Some of Holub’s colleagues and associates who never received public recognition (M. Trehub and V. Baklytsky) where recognized classics of the Ukrainian avant-garde only after their tragic deaths.

It seemed that life came to a stop — but not for Olena Holub. Having overcome the pain of loss and lack of recognition, she used her regained power and experience to present a series of new works created in the late 1990s. Here the grotesque and irony verge on delicate psychological insight and attempts to comprehend man striving to find his place in nature and society. Through the outward expressive form including elements of kitsch, one can see the author’s compassion and sympathy to her personages. Her works created in a purely marginal style have immediately occupied their niche in contemporary art.

The paintings Aunt, Fisherman, Super Hero, Chupa-Chups or the Illusion of Equality, etc., have been successfully exhibited in Kyiv (the Ukrainian House Arts Palace), and Magdeburg, Germany, at international arts festivals in 2000-2002. Instead of being lost in the variety of styles and streams of world, Olena Holub’s works were distinguished by original traits of her individual, as well as our national, style. Now one can see them at the Universytet Gallery.

From January 15 to 30 the Maisternia [Studio] Gallery at the Artists House hosts Olena Holub’s photo installation project, Signals of Inexact Time, which had previously been displayed at the Third International Arts Festival in Magdeburg. Some of the works were also presented at the Eurographic 2003 International Graphics Triennial.
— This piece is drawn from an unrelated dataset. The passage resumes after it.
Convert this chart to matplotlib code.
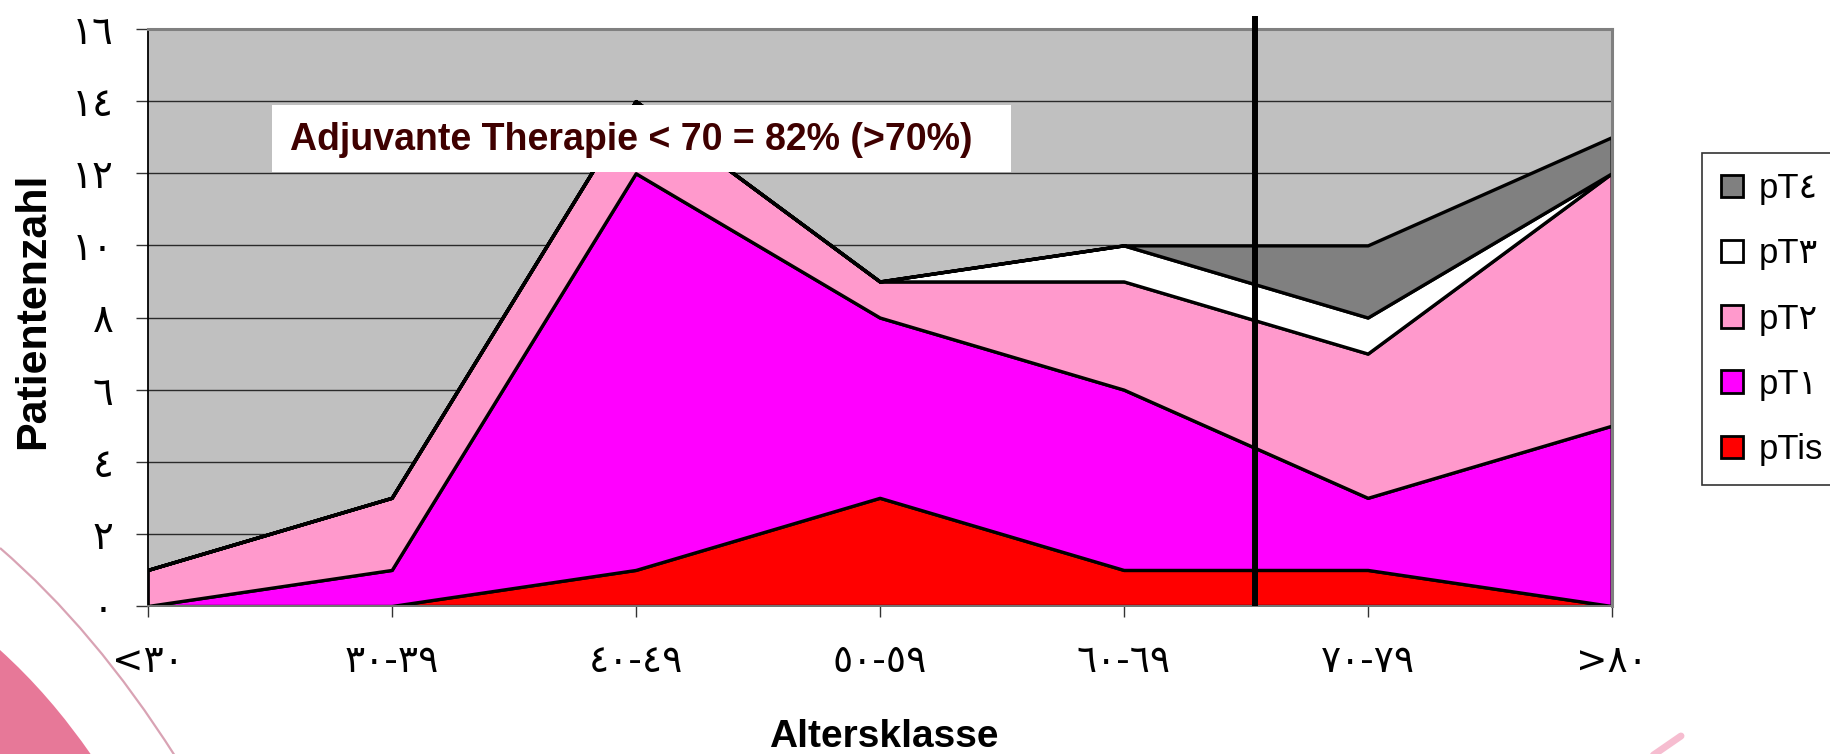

Turning to contemporary computer technologies, the artist, as is her custom, pungently felt the pulse and rhythm of the time. By confronting and comparing various historical photographic materials she is in the process of solving philosophical problems of existence itself. The new series features the transformation of family traditions and generational ties (Hello, Great-Grandfather! and Hello, Great-Grandmother!) along with the global transformation of conscience in material reviewing the totalitarian past (Yes and No, The Totalitarian Ballade, and Recipient Unknown).

Olena Holub calls upon us to return to human problems and perception of the human essence. In her works the fates of historical persons (Stalin, Hitler, etc) are closely interlaced with personages from family albums, who act together in the historical context. They pose questions about everybody’s connection with and responsibility for everything that ever happened or is happening now (Who to Be With? and He, She, They...).

Today Olena Holub is on a new turn in her creative flight. One cannot but wish to become one of the characters she has created, the Yellow Hare, rising high above our omnivorous globalization and broad expansion of the mass media and fill oneself with the sense of freedom and independence.